Provided records -
★ ★ ★
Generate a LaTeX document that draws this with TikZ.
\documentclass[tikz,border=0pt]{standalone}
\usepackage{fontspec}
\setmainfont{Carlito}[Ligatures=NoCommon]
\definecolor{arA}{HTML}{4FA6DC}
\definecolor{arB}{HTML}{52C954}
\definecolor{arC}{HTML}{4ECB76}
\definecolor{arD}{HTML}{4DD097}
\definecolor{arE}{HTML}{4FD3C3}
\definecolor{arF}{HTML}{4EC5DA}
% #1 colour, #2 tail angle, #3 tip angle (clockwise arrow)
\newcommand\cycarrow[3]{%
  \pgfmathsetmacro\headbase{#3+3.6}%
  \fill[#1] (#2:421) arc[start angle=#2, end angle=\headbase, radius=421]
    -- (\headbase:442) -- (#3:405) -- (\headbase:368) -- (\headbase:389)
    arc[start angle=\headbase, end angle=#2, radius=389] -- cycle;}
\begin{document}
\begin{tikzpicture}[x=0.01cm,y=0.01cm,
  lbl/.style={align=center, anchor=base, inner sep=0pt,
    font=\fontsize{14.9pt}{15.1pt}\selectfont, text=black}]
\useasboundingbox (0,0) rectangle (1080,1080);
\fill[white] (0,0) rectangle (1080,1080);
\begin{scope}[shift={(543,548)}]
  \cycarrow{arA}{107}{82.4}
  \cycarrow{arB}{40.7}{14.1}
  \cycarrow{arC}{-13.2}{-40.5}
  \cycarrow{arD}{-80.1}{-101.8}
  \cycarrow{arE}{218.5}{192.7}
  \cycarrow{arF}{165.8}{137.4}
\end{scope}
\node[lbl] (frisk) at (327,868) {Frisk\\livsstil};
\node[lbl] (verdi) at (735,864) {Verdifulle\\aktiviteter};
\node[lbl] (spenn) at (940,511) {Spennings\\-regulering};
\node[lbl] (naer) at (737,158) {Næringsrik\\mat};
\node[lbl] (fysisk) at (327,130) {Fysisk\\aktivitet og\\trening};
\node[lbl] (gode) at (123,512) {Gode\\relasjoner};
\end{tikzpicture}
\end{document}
★ ★ ★
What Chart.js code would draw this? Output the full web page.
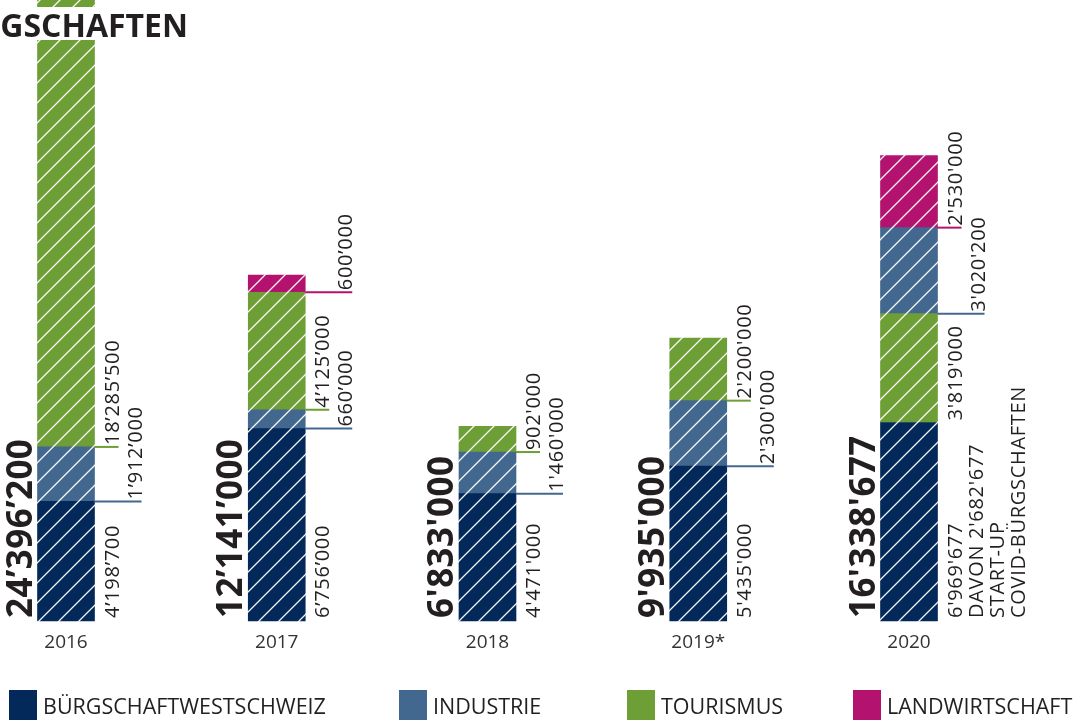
★ ★ ★
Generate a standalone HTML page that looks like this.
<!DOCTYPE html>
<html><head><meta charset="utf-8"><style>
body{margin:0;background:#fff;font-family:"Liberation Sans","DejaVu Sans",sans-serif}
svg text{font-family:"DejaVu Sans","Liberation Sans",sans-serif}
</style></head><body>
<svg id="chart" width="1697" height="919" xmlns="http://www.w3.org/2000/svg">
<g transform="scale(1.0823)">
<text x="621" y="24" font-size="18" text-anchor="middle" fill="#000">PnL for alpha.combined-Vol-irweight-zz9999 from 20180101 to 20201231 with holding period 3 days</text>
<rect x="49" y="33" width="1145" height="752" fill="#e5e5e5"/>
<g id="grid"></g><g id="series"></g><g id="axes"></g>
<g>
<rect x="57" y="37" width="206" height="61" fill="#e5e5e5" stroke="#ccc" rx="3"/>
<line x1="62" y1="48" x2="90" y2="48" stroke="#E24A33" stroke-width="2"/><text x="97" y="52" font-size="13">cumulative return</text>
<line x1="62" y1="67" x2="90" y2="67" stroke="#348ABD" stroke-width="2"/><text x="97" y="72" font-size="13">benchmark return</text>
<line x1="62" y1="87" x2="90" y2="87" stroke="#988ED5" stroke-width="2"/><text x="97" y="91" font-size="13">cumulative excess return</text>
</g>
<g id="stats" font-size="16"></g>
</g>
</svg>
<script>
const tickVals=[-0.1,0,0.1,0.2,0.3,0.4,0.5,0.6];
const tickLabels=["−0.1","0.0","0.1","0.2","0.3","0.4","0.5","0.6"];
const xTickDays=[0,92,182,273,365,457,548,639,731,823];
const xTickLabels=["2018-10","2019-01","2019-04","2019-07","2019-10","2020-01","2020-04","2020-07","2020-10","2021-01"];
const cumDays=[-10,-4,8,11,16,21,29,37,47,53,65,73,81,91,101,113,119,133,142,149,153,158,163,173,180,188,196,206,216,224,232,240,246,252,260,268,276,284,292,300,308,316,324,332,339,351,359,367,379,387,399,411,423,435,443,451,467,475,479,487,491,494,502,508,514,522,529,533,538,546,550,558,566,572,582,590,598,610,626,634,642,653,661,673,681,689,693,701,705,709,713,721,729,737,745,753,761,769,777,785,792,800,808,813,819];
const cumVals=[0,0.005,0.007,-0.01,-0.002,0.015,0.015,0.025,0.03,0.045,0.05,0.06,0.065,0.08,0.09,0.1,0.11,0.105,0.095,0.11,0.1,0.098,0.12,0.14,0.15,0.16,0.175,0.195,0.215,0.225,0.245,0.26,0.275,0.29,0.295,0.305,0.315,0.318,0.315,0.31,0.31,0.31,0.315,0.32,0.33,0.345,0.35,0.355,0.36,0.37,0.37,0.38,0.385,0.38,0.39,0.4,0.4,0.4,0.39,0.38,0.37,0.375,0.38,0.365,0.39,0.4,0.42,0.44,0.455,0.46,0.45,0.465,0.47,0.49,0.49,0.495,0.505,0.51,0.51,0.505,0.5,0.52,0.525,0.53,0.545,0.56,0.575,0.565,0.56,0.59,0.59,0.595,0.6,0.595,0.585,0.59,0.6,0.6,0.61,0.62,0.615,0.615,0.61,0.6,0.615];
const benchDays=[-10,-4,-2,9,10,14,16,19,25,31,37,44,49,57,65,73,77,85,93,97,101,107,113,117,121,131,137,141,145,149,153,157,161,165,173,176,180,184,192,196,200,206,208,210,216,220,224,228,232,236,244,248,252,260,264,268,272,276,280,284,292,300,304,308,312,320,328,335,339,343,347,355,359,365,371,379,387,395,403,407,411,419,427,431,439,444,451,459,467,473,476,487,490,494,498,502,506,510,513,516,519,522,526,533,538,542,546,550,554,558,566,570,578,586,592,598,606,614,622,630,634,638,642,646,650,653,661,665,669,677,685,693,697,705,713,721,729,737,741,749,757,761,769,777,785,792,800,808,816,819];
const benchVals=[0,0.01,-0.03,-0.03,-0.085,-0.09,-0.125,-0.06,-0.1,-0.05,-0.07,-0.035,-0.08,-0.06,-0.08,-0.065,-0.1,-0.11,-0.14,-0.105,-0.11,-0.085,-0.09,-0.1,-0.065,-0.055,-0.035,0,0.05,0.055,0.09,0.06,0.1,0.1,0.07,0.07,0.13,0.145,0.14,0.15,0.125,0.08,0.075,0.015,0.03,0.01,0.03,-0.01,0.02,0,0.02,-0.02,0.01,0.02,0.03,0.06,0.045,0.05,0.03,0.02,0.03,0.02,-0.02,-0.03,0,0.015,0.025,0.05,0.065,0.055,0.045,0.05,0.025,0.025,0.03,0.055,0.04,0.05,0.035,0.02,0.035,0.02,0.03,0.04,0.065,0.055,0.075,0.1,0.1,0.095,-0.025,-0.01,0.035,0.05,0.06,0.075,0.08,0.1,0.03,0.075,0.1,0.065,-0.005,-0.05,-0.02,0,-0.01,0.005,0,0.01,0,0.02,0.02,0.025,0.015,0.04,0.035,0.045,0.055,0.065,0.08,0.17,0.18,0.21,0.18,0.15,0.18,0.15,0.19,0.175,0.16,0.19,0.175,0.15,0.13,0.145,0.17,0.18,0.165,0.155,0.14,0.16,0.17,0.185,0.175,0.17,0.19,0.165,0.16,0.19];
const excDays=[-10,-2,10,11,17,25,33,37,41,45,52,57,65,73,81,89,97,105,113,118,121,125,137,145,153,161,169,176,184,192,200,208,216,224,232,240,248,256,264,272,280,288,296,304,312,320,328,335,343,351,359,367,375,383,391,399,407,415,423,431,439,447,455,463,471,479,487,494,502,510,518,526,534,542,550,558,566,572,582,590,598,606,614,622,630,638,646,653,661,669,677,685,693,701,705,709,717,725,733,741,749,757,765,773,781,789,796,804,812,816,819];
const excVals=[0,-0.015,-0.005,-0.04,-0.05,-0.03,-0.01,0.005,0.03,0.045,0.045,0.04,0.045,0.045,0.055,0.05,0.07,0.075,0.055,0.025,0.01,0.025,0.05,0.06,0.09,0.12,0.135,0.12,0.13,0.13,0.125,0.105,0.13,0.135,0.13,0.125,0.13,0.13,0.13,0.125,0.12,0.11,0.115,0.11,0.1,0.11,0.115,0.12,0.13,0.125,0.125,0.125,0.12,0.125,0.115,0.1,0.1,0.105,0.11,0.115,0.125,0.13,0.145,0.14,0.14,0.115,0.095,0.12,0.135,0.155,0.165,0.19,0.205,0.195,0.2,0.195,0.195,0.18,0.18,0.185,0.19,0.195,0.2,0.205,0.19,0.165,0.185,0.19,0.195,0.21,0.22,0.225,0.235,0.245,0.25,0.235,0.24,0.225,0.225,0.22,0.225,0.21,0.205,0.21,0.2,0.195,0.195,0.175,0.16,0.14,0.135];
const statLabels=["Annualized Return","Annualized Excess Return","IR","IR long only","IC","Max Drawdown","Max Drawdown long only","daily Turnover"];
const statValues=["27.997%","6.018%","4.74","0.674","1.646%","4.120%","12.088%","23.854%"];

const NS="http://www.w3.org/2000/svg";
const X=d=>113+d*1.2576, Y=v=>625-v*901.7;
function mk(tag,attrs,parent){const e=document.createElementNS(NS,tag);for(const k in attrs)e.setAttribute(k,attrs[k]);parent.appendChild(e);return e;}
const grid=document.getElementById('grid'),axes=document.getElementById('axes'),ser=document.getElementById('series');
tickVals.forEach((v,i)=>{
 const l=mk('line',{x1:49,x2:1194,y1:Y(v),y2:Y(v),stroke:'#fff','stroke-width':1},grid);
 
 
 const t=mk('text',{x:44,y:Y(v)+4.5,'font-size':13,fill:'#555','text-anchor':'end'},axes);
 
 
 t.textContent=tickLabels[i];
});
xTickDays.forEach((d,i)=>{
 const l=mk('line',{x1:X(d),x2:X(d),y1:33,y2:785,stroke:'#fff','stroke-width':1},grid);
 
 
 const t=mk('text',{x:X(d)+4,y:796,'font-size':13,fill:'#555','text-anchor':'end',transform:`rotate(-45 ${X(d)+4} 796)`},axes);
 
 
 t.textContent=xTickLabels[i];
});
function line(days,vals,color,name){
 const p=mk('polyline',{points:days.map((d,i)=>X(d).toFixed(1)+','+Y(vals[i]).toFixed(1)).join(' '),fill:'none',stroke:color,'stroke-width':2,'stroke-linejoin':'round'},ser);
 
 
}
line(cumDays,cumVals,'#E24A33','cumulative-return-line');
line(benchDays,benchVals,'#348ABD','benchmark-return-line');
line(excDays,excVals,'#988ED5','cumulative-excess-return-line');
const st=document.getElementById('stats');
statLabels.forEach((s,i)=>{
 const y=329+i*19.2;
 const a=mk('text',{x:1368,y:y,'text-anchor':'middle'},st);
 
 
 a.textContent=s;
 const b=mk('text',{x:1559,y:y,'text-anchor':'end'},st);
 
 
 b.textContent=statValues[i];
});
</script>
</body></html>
★ ★ ★
Given problem -
Going over the lines above, work out how many include "this", then give only that number.

Response -
3